◆ Work to be completed
Leave out the pictures and retype only the lines from the opening line to the line that holds "import numpy as np", both ends included.

◆ Data shown

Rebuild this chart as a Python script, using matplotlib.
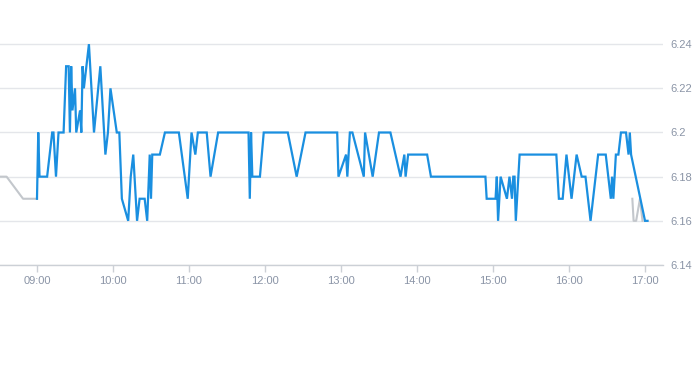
import matplotlib
matplotlib.use("Agg")
import matplotlib.pyplot as plt
import numpy as np

# ---- data ----
price_times = ["09:00", "09:01", "09:02", "09:08", "09:12", "09:13", "09:15", "09:17", "09:21",
               "09:23", "09:25", "09:26", "09:27", "09:28", "09:30", "09:31", "09:34", "09:35",
               "09:36", "09:37", "09:41", "09:45", "09:50", "09:54", "09:56", "09:58", "10:03",
               "10:05", "10:07", "10:12", "10:14", "10:16", "10:19", "10:21", "10:25", "10:27",
               "10:29", "10:30", "10:31", "10:37", "10:41", "10:52", "10:59", "11:02", "11:05",
               "11:07", "11:14", "11:17", "11:23", "11:47", "11:48", "11:49", "11:50", "11:56",
               "11:59", "12:18", "12:25", "12:32", "12:57", "12:58", "13:04", "13:05", "13:07",
               "13:09", "13:18", "13:19", "13:25", "13:30", "13:39", "13:47", "13:50", "13:51",
               "13:53", "14:08", "14:11", "14:54", "14:55", "15:02", "15:03", "15:04", "15:06",
               "15:11", "15:13", "15:15", "15:16", "15:17", "15:18", "15:21", "15:50", "15:52",
               "15:55", "15:58", "16:02", "16:06", "16:10", "16:13", "16:17", "16:23", "16:29",
               "16:33", "16:34", "16:35", "16:37", "16:39", "16:41", "16:45", "16:47", "16:48",
               "16:49", "17:00", "17:02"]
price_values = [6.17, 6.20, 6.18, 6.18, 6.20, 6.20, 6.18, 6.20, 6.20,
                6.23, 6.23, 6.20, 6.23, 6.21, 6.22, 6.20, 6.21, 6.20,
                6.23, 6.22, 6.24, 6.20, 6.23, 6.19, 6.20, 6.22, 6.20,
                6.20, 6.17, 6.16, 6.18, 6.19, 6.16, 6.17, 6.17, 6.16,
                6.19, 6.17, 6.19, 6.19, 6.20, 6.20, 6.17, 6.20, 6.19,
                6.20, 6.20, 6.18, 6.20, 6.20, 6.17, 6.20, 6.18, 6.18,
                6.20, 6.20, 6.18, 6.20, 6.20, 6.18, 6.19, 6.18, 6.20,
                6.20, 6.18, 6.20, 6.18, 6.20, 6.20, 6.18, 6.19, 6.18,
                6.19, 6.19, 6.18, 6.18, 6.17, 6.17, 6.18, 6.16, 6.18,
                6.17, 6.18, 6.17, 6.18, 6.18, 6.16, 6.19, 6.19, 6.17,
                6.17, 6.19, 6.17, 6.19, 6.18, 6.18, 6.16, 6.19, 6.19,
                6.17, 6.18, 6.17, 6.19, 6.19, 6.20, 6.20, 6.19, 6.20,
                6.19, 6.16, 6.16]

pre_times = ["08:31", "08:36", "08:49", "09:00"]
pre_values = [6.18, 6.18, 6.17, 6.17]

post_times = ["16:50", "16:51", "16:53", "16:56", "16:58"]
post_values = [6.17, 6.16, 6.16, 6.17, 6.16]

x_tick_labels = ["09:00", "10:00", "11:00", "12:00", "13:00", "14:00", "15:00", "16:00", "17:00"]
y_ticks = [6.14, 6.16, 6.18, 6.20, 6.22, 6.24]
y_tick_labels = ["6.14", "6.16", "6.18", "6.2", "6.22", "6.24"]


def to_min(t):
    h, m = t.split(":")
    return int(h) * 60 + int(m)


W, H = 693, 365
fig = plt.figure(figsize=(W / 100, H / 100), dpi=100)
ax = fig.add_axes([0, 100 / H, 663 / W, 265 / H])

grid_c = "#e4e6ea"
lab_c = "#8a94a6"

ax.plot([to_min(t) for t in pre_times], pre_values, color="#c3c7cc", lw=1.5, zorder=2)
ax.plot([to_min(t) for t in price_times], price_values, color="#1a8fe0", lw=1.6, zorder=3,
        solid_joinstyle="miter")
ax.plot([to_min(t) for t in post_times], post_values, color="#c3c7cc", lw=1.5, zorder=2)

ax.set_xlim(to_min("08:31") - 0.2, to_min("17:14") + 0.2)
ax.set_ylim(6.14, 6.26)

ax.set_xticks([to_min(t) for t in x_tick_labels])
ax.set_xticklabels(x_tick_labels)
ax.set_yticks(y_ticks)
ax.set_yticklabels(y_tick_labels)
ax.yaxis.tick_right()

for s in ["top", "left", "right"]:
    ax.spines[s].set_visible(False)
ax.spines["bottom"].set_color("#ccd0d6")
ax.spines["bottom"].set_linewidth(1)

ax.grid(axis="y", color=grid_c, lw=1)
ax.set_axisbelow(True)
ax.tick_params(axis="x", length=5, width=1, color="#ccd0d6", labelcolor=lab_c,
               labelsize=8, pad=3)
ax.tick_params(axis="y", length=0, labelcolor=lab_c, labelsize=8, pad=5.5)
for lab in ax.get_xticklabels() + ax.get_yticklabels():
    lab.set_family("Liberation Sans")

fig.savefig("out.png", dpi=100, facecolor="white")
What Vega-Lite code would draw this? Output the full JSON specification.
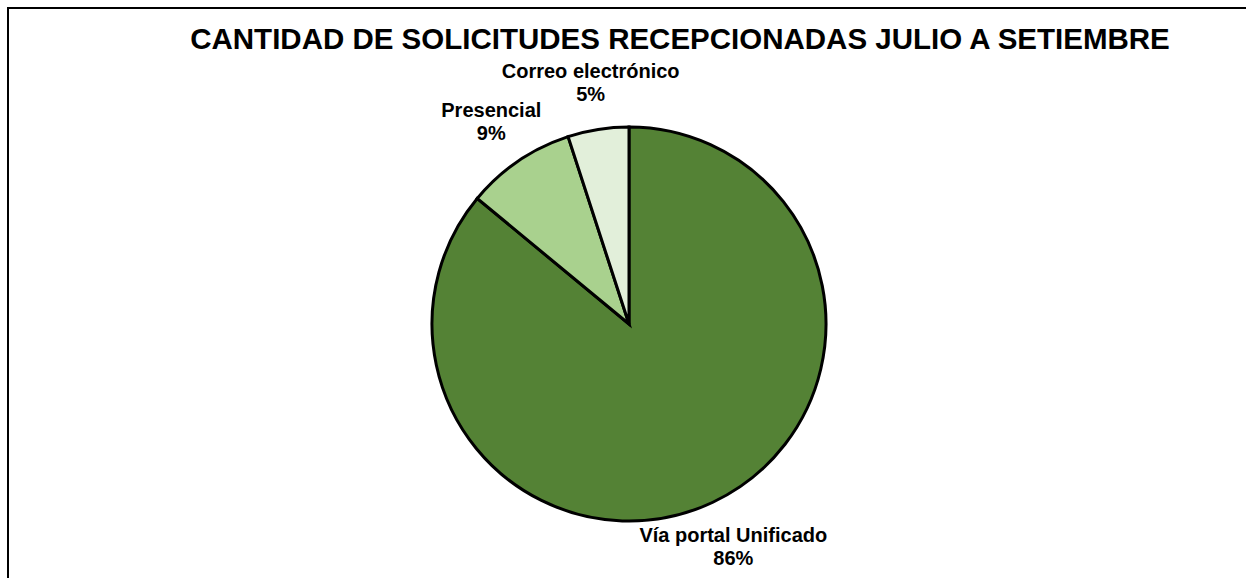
{
  "$schema": "https://vega.github.io/schema/vega-lite/v6.json",
  "autosize": "none",
  "padding": {"left": 8, "top": 8, "right": 0, "bottom": 0},
  "width": 1242,
  "height": 632,
  "background": "white",
  "view": {"stroke": "black", "strokeWidth": 2, "fill": "white"},
  "config": {
    "view": {"stroke": "black", "strokeWidth": 2},
    "font": "Liberation Sans"
  },
  "title": {
    "text": "CANTIDAD DE SOLICITUDES RECEPCIONADAS JULIO A SETIEMBRE",
    "font": "Liberation Sans",
    "fontSize": 29.5,
    "fontWeight": "bold",
    "color": "black",
    "anchor": "middle",
    "frame": "group",
    "baseline": "top",
    "dx": 51,
    "offset": -47
  },
  "data": {
    "values": [
      {"canal": "Vía portal Unificado", "proporcion": 0.86},
      {"canal": "Presencial", "proporcion": 0.09},
      {"canal": "Correo electrónico", "proporcion": 0.05}
    ]
  },
  "encoding": {
    "theta": {"field": "proporcion", "type": "quantitative", "stack": true},
    "order": {"field": "proporcion", "type": "quantitative", "sort": "descending"}
  },
  "layer": [
    {
      "mark": {"type": "arc", "outerRadius": 197, "stroke": "black", "strokeWidth": 3},
      "encoding": {
        "color": {
          "field": "canal",
          "type": "nominal",
          "scale": {
            "domain": ["Vía portal Unificado", "Presencial", "Correo electrónico"],
            "range": ["#548235", "#A9D18E", "#E2EFDA"]
          },
          "legend": null
        }
      }
    },
    {
      "mark": {"type": "text", "radius": 245, "fontSize": 20, "fontWeight": "bold", "font": "Liberation Sans", "color": "black", "baseline": "bottom", "align": "center"},
      "encoding": {"text": {"field": "canal", "type": "nominal"}}
    },
    {
      "mark": {"type": "text", "radius": 245, "fontSize": 20, "fontWeight": "bold", "font": "Liberation Sans", "color": "black", "baseline": "top", "dy": 3, "align": "center"},
      "encoding": {"text": {"field": "proporcion", "type": "quantitative", "format": ".0%"}}
    }
  ]
}
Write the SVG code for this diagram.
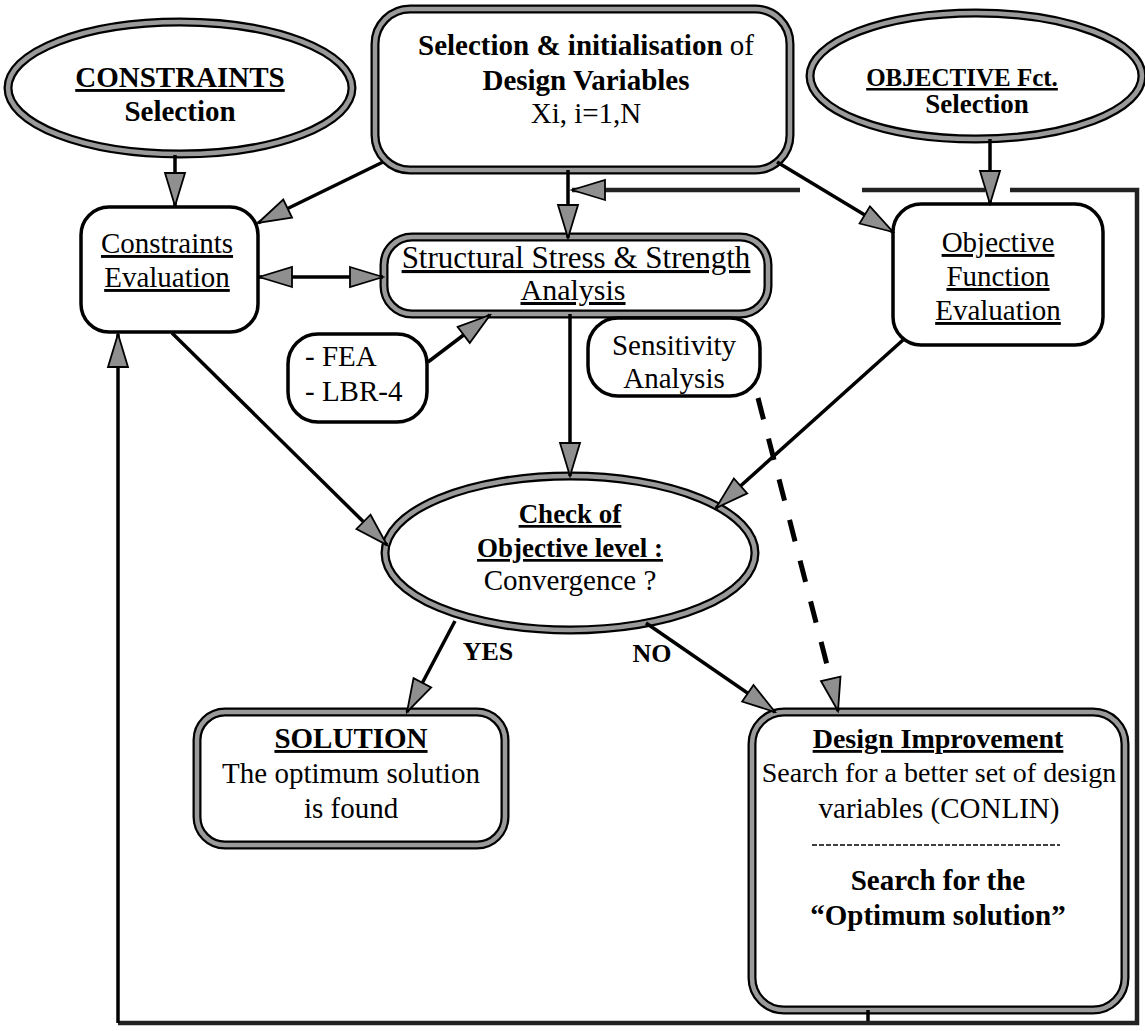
<svg xmlns="http://www.w3.org/2000/svg" width="1145" height="1031" viewBox="0 0 1145 1031">
  <style>
    .t { font-family: "Liberation Serif", "Times New Roman", serif; font-size: 29px; fill: #000; text-anchor: middle; }
    .b { font-weight: bold; }
    .u { text-decoration: underline; }
    .edge { fill: #fff; stroke: #000; stroke-width: 9; }
    .core { fill: none; stroke: #9a9a9a; stroke-width: 4.5; }
    .thin { fill: #fff; stroke: #000; stroke-width: 3.5; }
    .conn { fill: none; stroke: #000; stroke-width: 3.5; }
    .loop { fill: none; stroke: #222; stroke-width: 4.5; }
    .dash { fill: none; stroke: #000; stroke-width: 5; stroke-dasharray: 22 20; }
  </style>
  <defs>
    <marker id="arrow" viewBox="-2 -2 37 24" refX="33" refY="10" markerWidth="37" markerHeight="24" markerUnits="userSpaceOnUse" orient="auto-start-reverse">
      <path d="M0,0 L33,10 L0,20 Z" fill="#8f8f8f" stroke="#000" stroke-width="1.8" stroke-linejoin="miter"/>
    </marker>
  </defs>

  <rect width="1145" height="1031" fill="#fff"/>

  <!-- nodes -->
  <g id="constraints-selection">
    <ellipse class="edge" cx="180" cy="88" rx="172" ry="66"/>
    <ellipse class="core" cx="180" cy="88" rx="172" ry="66"/>
    <text class="t b u" x="180" y="87">CONSTRAINTS</text>
    <text class="t b" x="180" y="121">Selection</text>
  </g>

  <g id="design-variables">
    <rect class="edge" x="375" y="9" width="415" height="161" rx="35"/>
    <rect class="core" x="375" y="9" width="415" height="161" rx="35"/>
    <text class="t" x="586" y="55"><tspan class="b">Selection &amp; initialisation</tspan> of</text>
    <text class="t b" x="586" y="90">Design Variables</text>
    <text class="t" x="586" y="123">Xi, i=1,N</text>
  </g>

  <g id="objective-selection">
    <ellipse class="edge" cx="976" cy="76" rx="166" ry="63"/>
    <ellipse class="core" cx="976" cy="76" rx="166" ry="63"/>
    <text class="t b u" x="962" y="86" style="font-size:25px">OBJECTIVE Fct.</text>
    <text class="t b" x="977" y="113" style="font-size:27px">Selection</text>
  </g>

  <g id="constraints-evaluation">
    <rect class="thin" x="81" y="207" width="177" height="125" rx="28"/>
    <text class="t u" x="167" y="253">Constraints</text>
    <text class="t u" x="167" y="287">Evaluation</text>
  </g>

  <g id="objective-evaluation">
    <rect class="thin" x="893" y="204" width="210" height="141" rx="28"/>
    <text class="t u" x="998" y="252">Objective</text>
    <text class="t u" x="998" y="286">Function</text>
    <text class="t u" x="998" y="320">Evaluation</text>
  </g>

  <g id="structural-analysis">
    <rect class="edge" x="384" y="237" width="384" height="77" rx="28"/>
    <rect class="core" x="384" y="237" width="384" height="77" rx="28"/>
    <text class="t u" x="576" y="268" style="font-size:31px">Structural Stress &amp; Strength</text>
    <text class="t u" x="573" y="300" style="font-size:30px">Analysis</text>
  </g>

  <g id="fea-tools">
    <rect class="thin" x="288" y="334" width="139" height="88" rx="30"/>
    <text class="t" x="305" y="366" style="text-anchor:start">- FEA</text>
    <text class="t" x="305" y="401" style="text-anchor:start">- LBR-4</text>
  </g>

  <g id="sensitivity-analysis">
    <rect class="thin" x="588" y="318" width="172" height="78" rx="30"/>
    <text class="t" x="674" y="355">Sensitivity</text>
    <text class="t" x="674" y="388">Analysis</text>
  </g>

  <g id="convergence-check">
    <ellipse class="edge" cx="570" cy="553" rx="185" ry="77"/>
    <ellipse class="core" cx="570" cy="553" rx="185" ry="77"/>
    <text class="t b u" x="570" y="523" style="font-size:27px">Check of</text>
    <text class="t b u" x="570" y="557" style="font-size:27px">Objective level :</text>
    <text class="t" x="570" y="590">Convergence ?</text>
  </g>

  <g id="solution">
    <rect class="edge" x="197" y="712" width="308" height="133" rx="28"/>
    <rect class="core" x="197" y="712" width="308" height="133" rx="28"/>
    <text class="t b u" x="351" y="748">SOLUTION</text>
    <text class="t" x="351" y="783">The optimum solution</text>
    <text class="t" x="351" y="818">is found</text>
  </g>

  <g id="design-improvement">
    <rect class="edge" x="752" y="712" width="373" height="298" rx="32"/>
    <rect class="core" x="752" y="712" width="373" height="298" rx="32"/>
    <text class="t b u" x="938" y="748" style="font-size:28px">Design Improvement</text>
    <text class="t" x="939" y="782" style="font-size:28px">Search for a better set of design</text>
    <text class="t" x="939" y="818">variables (CONLIN)</text>
    <line x1="812" y1="845" x2="1060" y2="845" stroke="#000" stroke-width="1.5" stroke-dasharray="5 2"/>
    <text class="t b" x="938" y="890">Search for the</text>
    <text class="t b" x="938" y="925">“Optimum solution”</text>
  </g>

  <!-- connectors -->
  <g id="connectors">
    <line class="conn" x1="175" y1="155" x2="175" y2="206" marker-end="url(#arrow)"/>
    <line class="conn" x1="990" y1="139" x2="990" y2="204" marker-end="url(#arrow)"/>
    <line class="conn" x1="383" y1="162" x2="258" y2="223" marker-end="url(#arrow)"/>
    <line class="conn" x1="777" y1="162" x2="893" y2="232" marker-end="url(#arrow)"/>
    <line class="conn" x1="568" y1="170" x2="568" y2="238" marker-end="url(#arrow)"/>
    <line class="conn" x1="259" y1="277" x2="383" y2="277" marker-start="url(#arrow)" marker-end="url(#arrow)"/>
    <line class="conn" x1="428" y1="362" x2="490" y2="315" marker-end="url(#arrow)"/>
    <line class="conn" x1="570" y1="314" x2="570" y2="476" marker-end="url(#arrow)"/>
    <line class="conn" x1="172" y1="333" x2="387" y2="545" marker-end="url(#arrow)"/>
    <line class="conn" x1="903" y1="340" x2="716" y2="508" marker-end="url(#arrow)"/>
    <line class="dash" x1="758" y1="398" x2="833" y2="688"/>
    <line class="conn" x1="831" y1="680" x2="838" y2="711" marker-end="url(#arrow)"/>
    <line class="conn" x1="455" y1="621" x2="407" y2="712" marker-end="url(#arrow)"/>
    <line class="conn" x1="646" y1="623" x2="775" y2="712" marker-end="url(#arrow)"/>
    <text class="t b" x="488" y="660" style="font-size:26px">YES</text>
    <text class="t b" x="652" y="662" style="font-size:26px">NO</text>
    <!-- iteration loop back to the analysis -->
    <line class="conn" x1="868" y1="1010" x2="868" y2="1023"/>
    <polyline class="loop" points="118,1023 1137,1023 1137,190 1010,190"/>
    <line class="loop" x1="985" y1="190" x2="862" y2="190"/>
    <line class="loop" x1="800" y1="190" x2="572" y2="190" marker-end="url(#arrow)"/>
    <line class="conn" x1="118" y1="1023" x2="118" y2="334" marker-end="url(#arrow)"/>
  </g>
</svg>
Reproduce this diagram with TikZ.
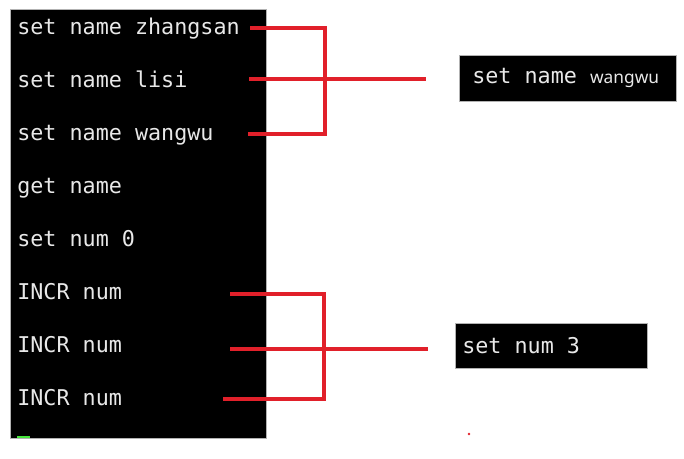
\documentclass[tikz,border=0pt]{standalone}
\usepackage{fontspec}
\setmonofont{DejaVu Sans Mono}
\newfontfamily\boxsans{Noto Sans}
\newcommand{\termfont}{\fontsize{16.3pt}{18pt}\selectfont\ttfamily}
\definecolor{cmdred}{RGB}{225,32,42}
\definecolor{termwhite}{RGB}{232,232,232}
\definecolor{cursorgreen}{RGB}{70,230,60}
\begin{document}
\begin{tikzpicture}[x=0.75pt,y=-0.75pt]
              \tikzstyle{cmd}=[anchor=base west,inner sep=0pt,text=termwhite,font=\termfont];
              \tikzstyle{redline}=[draw=cmdred,line width=2.3pt];
              \tikzstyle{result}=[fill=black,draw=gray!60,line width=0.4pt,anchor=west,inner ysep=0pt,text=termwhite,font=\termfont];
                \useasboundingbox (0,0) rectangle (684,458);
                \path[fill=black,draw=gray!60,line width=0.4pt] (10,9) rectangle (266,438);
                \path[fill=cursorgreen] (17,435.5) rectangle (30,438);

                \node[cmd] (c1) at (17,34)  {set name zhangsan};
                \node[cmd] (c2) at (17,87)  {set name lisi};
                \node[cmd] (c3) at (17,140) {set name wangwu};
                \node[cmd] (c4) at (17,193) {get name};
                \node[cmd] (c5) at (17,246) {set num 0};
                \node[cmd] (c6) at (17,299) {INCR num};
                \node[cmd] (c7) at (17,352) {INCR num};
                \node[cmd] (c8) at (17,405) {INCR num};

                \node[result,inner xsep=9.75pt,minimum height=34.5pt] (r1) at (459,78)
                    {\makebox[143.25pt][l]{set name {\boxsans\fontsize{13pt}{15pt}\selectfont wangwu}}};
                \node[result,inner xsep=5.25pt,minimum height=33.75pt] (r2) at (455,345.5)
                    {\makebox[133.5pt][l]{set num 3}};

                \coordinate (a1) at (250,28);
                \coordinate (a2) at (249,79);
                \coordinate (a3) at (248,134);
                \coordinate (t1) at (325,28);
                \coordinate (t3) at (325,134);
                \coordinate (e1) at (426,79);
                \coordinate (b1) at (230,294);
                \coordinate (b2) at (230,349);
                \coordinate (b3) at (223,399);
                \coordinate (s1) at (324,294);
                \coordinate (s3) at (324,399);
                \coordinate (e2) at (428,349);

                \path[redline] (a1) -- (t1) -- (t3) -- (a3);
                \path[redline] (a2) -- (e1);
                \path[redline] (b1) -- (s1) -- (s3) -- (b3);
                \path[redline] (b2) -- (e2);
                \path[fill=cmdred] (469,434) circle (1.3);
            \end{tikzpicture}
\end{document}
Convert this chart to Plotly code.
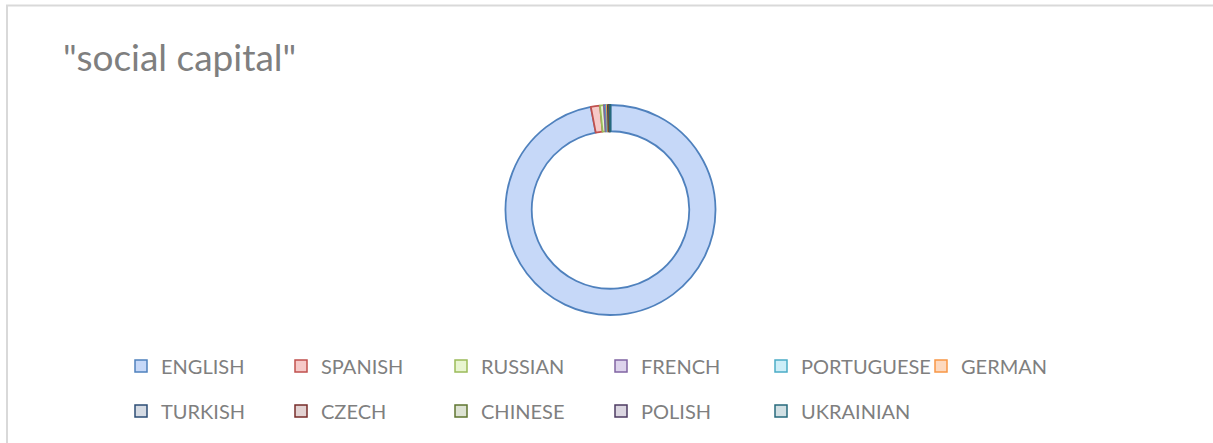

◆ Right answer
Rebuild this chart as a Python script, using matplotlib.
import matplotlib
matplotlib.use("Agg")
import matplotlib.pyplot as plt
import numpy as np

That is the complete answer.